A town like Mount Isa—a proud town that was growing and prosperous and one of the richest towns in Australia, with 36,000 people—is now a town of 19,000 people, and half of them are the left-behinds. They're not the sort of people that can get jobs working in the mines. The poor workers have a very limited home life. They're only home one week out of two.

They're bringing in 640,000 people on temporary visas. Of those, 200,000 are migrants; 440,000 temporary visa workers are coming into Australia every year. So we have 640,000 people, almost all adults coming from overseas, almost all eligible for work, chasing 200,000 jobs. When I went to university, it was called supply and demand. Where you've got a massive oversupply of labour, the price for labour is going to go through the floor. Where we were getting 200,000 experienced miners, we're now getting 100,000 and soon we'll be getting 50,000. When you cut the throats of the only people that are fighting back—the CFMMEU, and I think there are not many other unions that are standing up proudly like they are and fighting the good fight. Yes, all right; they may not be perfect people.
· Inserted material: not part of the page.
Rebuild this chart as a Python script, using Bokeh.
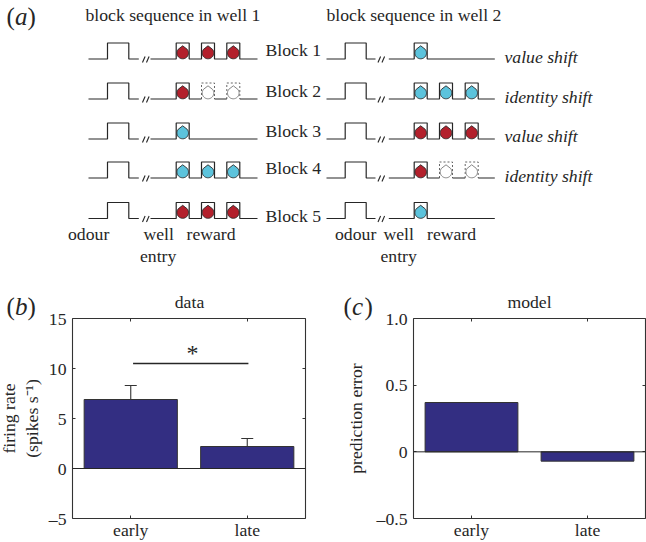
import numpy as np
from bokeh.core.properties import value
from bokeh.embed import file_html
from bokeh.resources import INLINE
from bokeh.plotting import figure
from bokeh.layouts import column, row
from bokeh.models import LinearAxis, FixedTicker, Span, Label, Range1d, ColumnDataSource

# ---- data ----
groups = ["early", "late"]
rate_means = [6.9, 2.2]
rate_tops = [8.3, 3.0]
pe_values = [0.37, -0.07]
rate_ticks = [-5, 0, 5, 10, 15]
pe_ticks = [-0.5, 0, 0.5, 1.0]
block_names = ["Block 1", "Block 2", "Block 3", "Block 4", "Block 5"]
shift_names = ["value shift", "identity shift", "value shift", "identity shift"]
well1_rewards = [["red", "red", "red"], ["red", "none", "none"], ["cyan"],
                 ["cyan", "cyan", "cyan"], ["red", "red", "red"]]
well2_rewards = [["cyan"], ["cyan", "cyan", "cyan"], ["red", "red", "red"],
                 ["red", "none", "none"], ["cyan"]]

FONT = "Liberation Serif"
INK = "#262626"
BAR = "#332e82"
RED = "#b3202c"
CYAN = "#5cc3dc"
FS = 17.7

# ---- schematic and all free-standing text (a full-page layer) ----
top = figure(width=646, height=542, x_range=Range1d(0, 646), y_range=Range1d(542, 0),
             output_backend="svg", toolbar_location=None, min_border=0)
top.axis.visible = False
top.grid.visible = False
top.outline_line_color = None

baselines = [58.5, 98.5, 138.5, 177.5, 218.0]
PULSE_H = 16.0

well_layout = [
    dict(x0=88, up=107, down=128.3, stop=138.3, slash=142, restart=150,
         pulses=[175.7, 201, 226.3], end=257),
    dict(x0=326, up=344.7, down=365.7, stop=375, slash=377.5, restart=388.3,
         pulses=[413.7, 439, 464.7], end=494.3),
]
PW = 13.0


def drop(cx, cy, r=5.8, tip=7.2):
    t = np.linspace(0.28 * np.pi, 1.72 * np.pi, 32)
    xs = cx + r * np.sin(t)
    ys = cy - r * np.cos(t)
    return list(xs) + [cx], list(ys) + [cy - tip]


def draw_row(layout, base, rewards):
    hi = base - PULSE_H
    L = layout
    top.line([L["x0"], L["up"], L["up"], L["down"], L["down"], L["stop"]],
             [base, base, hi, hi, base, base], line_color=INK, line_width=1.2)
    for off in (0, 4):
        top.line([L["slash"] + off, L["slash"] + off + 2.6], [base + 3.5, base - 2.5],
                 line_color=INK, line_width=1.1)
    xs, ys = [L["restart"]], [base]
    for i, kind in enumerate(rewards):
        px = L["pulses"][i]
        if kind == "none":
            xs += [px, np.nan, px + PW]
            ys += [base, np.nan, base]
            top.line([px, px, px + PW, px + PW], [base, hi, hi, base],
                     line_color="#666666", line_width=1.0, line_dash="2 2")
        else:
            xs += [px, px, px + PW, px + PW]
            ys += [base, hi, hi, base]
    xs.append(L["end"])
    ys.append(base)
    top.line(xs, ys, line_color=INK, line_width=1.2)
    for i, kind in enumerate(rewards):
        cx = L["pulses"][i] + PW / 2
        dx, dy = drop(cx, base - 6.0)
        if kind == "none":
            top.patch(dx, dy, fill_color="white", line_color="#777777", line_width=0.9)
        else:
            top.patch(dx, dy, fill_color=RED if kind == "red" else CYAN,
                      line_color="#2a2a2a", line_width=0.9)


for base_y, r1, r2 in zip(baselines, well1_rewards, well2_rewards):
    draw_row(well_layout[0], base_y, r1)
    draw_row(well_layout[1], base_y, r2)


def txt(x, y, s, size=FS, style="normal", align="left", angle=0.0):
    """x and y are measured from the page's top-left corner."""
    top.add_layout(Label(x=x, y=542 - y, text=s, x_units="screen", y_units="screen", angle=angle,
                         text_font=FONT, text_font_size=f"{size}px", text_font_style=style,
                         text_align=align, text_baseline="middle", text_color=INK))


def panel_tag(x, y, letter):
    txt(x, y, "(", size=25)
    txt(x + 8.5, y, letter, size=25, style="italic")
    txt(x + 21, y, ")", size=25)


panel_tag(6, 16, "a")
txt(85, 14, "block sequence in well 1")
txt(326, 14, "block sequence in well 2")
for name, y in zip(block_names, [49, 90, 130, 167, 215]):
    txt(265, y, name)
for name, y in zip(shift_names, [56.5, 96.5, 135.5, 175.5]):
    txt(504, y, name, style="italic")
for s, x, y in [("odour", 67.5, 233.5), ("well", 143, 233.5), ("entry", 139.5, 255.5),
                ("reward", 186, 233.5), ("odour", 334.5, 233.5), ("well", 383, 233.5),
                ("entry", 380, 255.5), ("reward", 426.5, 233.5)]:
    txt(x, y, s)

panel_tag(6, 306, "b")
panel_tag(343, 306, "c")
txt(189, 301, "data", align="center")
txt(529, 301, "model", align="center")
txt(8, 418, "firing rate", align="center", angle=np.pi / 2)
txt(31, 418, "(spikes s\u207b\u00b9)", align="center", angle=np.pi / 2)
txt(355, 418, "prediction error", align="center", angle=np.pi / 2)


# ---- bar panels ----
def panel(width, left, right, y_range, yticks, labels):
    p = figure(width=width, height=252, x_range=Range1d(0.5, 2.5), y_range=Range1d(*y_range),
               output_backend="svg", toolbar_location=None,
               min_border_left=left, min_border_right=right, min_border_top=28, min_border_bottom=23,
               x_axis_location=None, y_axis_location=None,
               background_fill_color=None, border_fill_color=None)
    p.grid.visible = False
    p.outline_line_color = None
    for side in ("left", "right"):
        a = LinearAxis(ticker=FixedTicker(ticks=yticks))
        a.major_label_overrides = labels if side == "left" else {}
        p.add_layout(a, side)
    for side in ("below", "above"):
        a = LinearAxis(ticker=FixedTicker(ticks=[1, 2]))
        a.major_label_overrides = {1: groups[0], 2: groups[1]} if side == "below" else {}
        p.add_layout(a, side)
    for side_axes, show in ((p.left, True), (p.below, True), (p.right, False), (p.above, False)):
        for a in side_axes:
            a.axis_line_color = "#333333"
            a.axis_line_width = 1.1
            a.major_tick_line_color = "#333333"
            a.major_tick_in = 3
            a.major_tick_out = 0
            a.minor_tick_line_color = None
            a.major_label_standoff = 6 if show else 0
            a.major_label_text_font = FONT
            a.major_label_text_font_size = f"{FS}px" if show else "0px"
            a.major_label_text_color = INK if show else None
    p.below[0].major_label_standoff = 1
    return p


pos = [1, 2]
b = panel(320, 72, 15, (-5, 15), rate_ticks, {-5: "\u20135", 0: "0", 5: "5", 10: "10", 15: "15"})
src_b = ColumnDataSource(dict(x=pos, top=rate_means, up=rate_tops))
b.segment(x0="x", y0="top", x1="x", y1="up", source=src_b, line_color="#333333", line_width=1.1)
b.scatter(x="x", y="up", marker="dash", size=12, source=src_b, line_color="#333333", line_width=1.1)
b.vbar(x="x", top="top", bottom=0, width=0.8, source=src_b, fill_color=BAR, line_color="#333333", line_width=1)
b.add_layout(Span(location=0, dimension="width", line_color=INK, line_width=1))
b.line([1.02, 2.01], [10.5, 10.5], line_color=INK, line_width=1.3)
b.text(x=[1.53], y=[11.6], text=["*"], text_font_size="24px", text_align="center", text_baseline="middle",
       text_color=INK, text_font=value(FONT))

c = panel(326, 93, 1, (-0.5, 1.0), pe_ticks, {-0.5: "\u20130.5", 0: "0", 0.5: "0.5", 1: "1.0"})
src_c = ColumnDataSource(dict(x=pos, top=pe_values))
c.vbar(x="x", top="top", bottom=0, width=0.8, source=src_c, fill_color=BAR, line_color="#333333", line_width=1)
c.add_layout(Span(location=0, dimension="width", line_color=INK, line_width=1))

page = column(top, row(b, c, spacing=0, margin=(-252, 0, 0, 0)), spacing=0)
open("out.html", "w").write(file_html(page, INLINE))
Let's face it, we as a union had to inherit the building labourers, and there was a famous comment when we complained that they're a bunch of criminals, that they'd kill people and we didn't want them. Bob Hawke said, 'No, you blokes are commos; you can handle them!' So we ended up having to inherit and trying to pull back into a gear a union that was completely out of control. We haven't done a bad job in pulling them back. It may not be perfect at this stage, and I'll be the first to admit that.

I think the government is genuine in what it's trying to do, but there's a very strong element of class struggle, which belongs in the early part of the last century, and there's a very strong element of politics like you're the good guys and this other mob, the unions, are the bad guys. That is not healthy for Australia. It's not the tradition of the Liberal Party, which was started off by Bob Menzies, the very proud grandson of one of the great union leader of this country.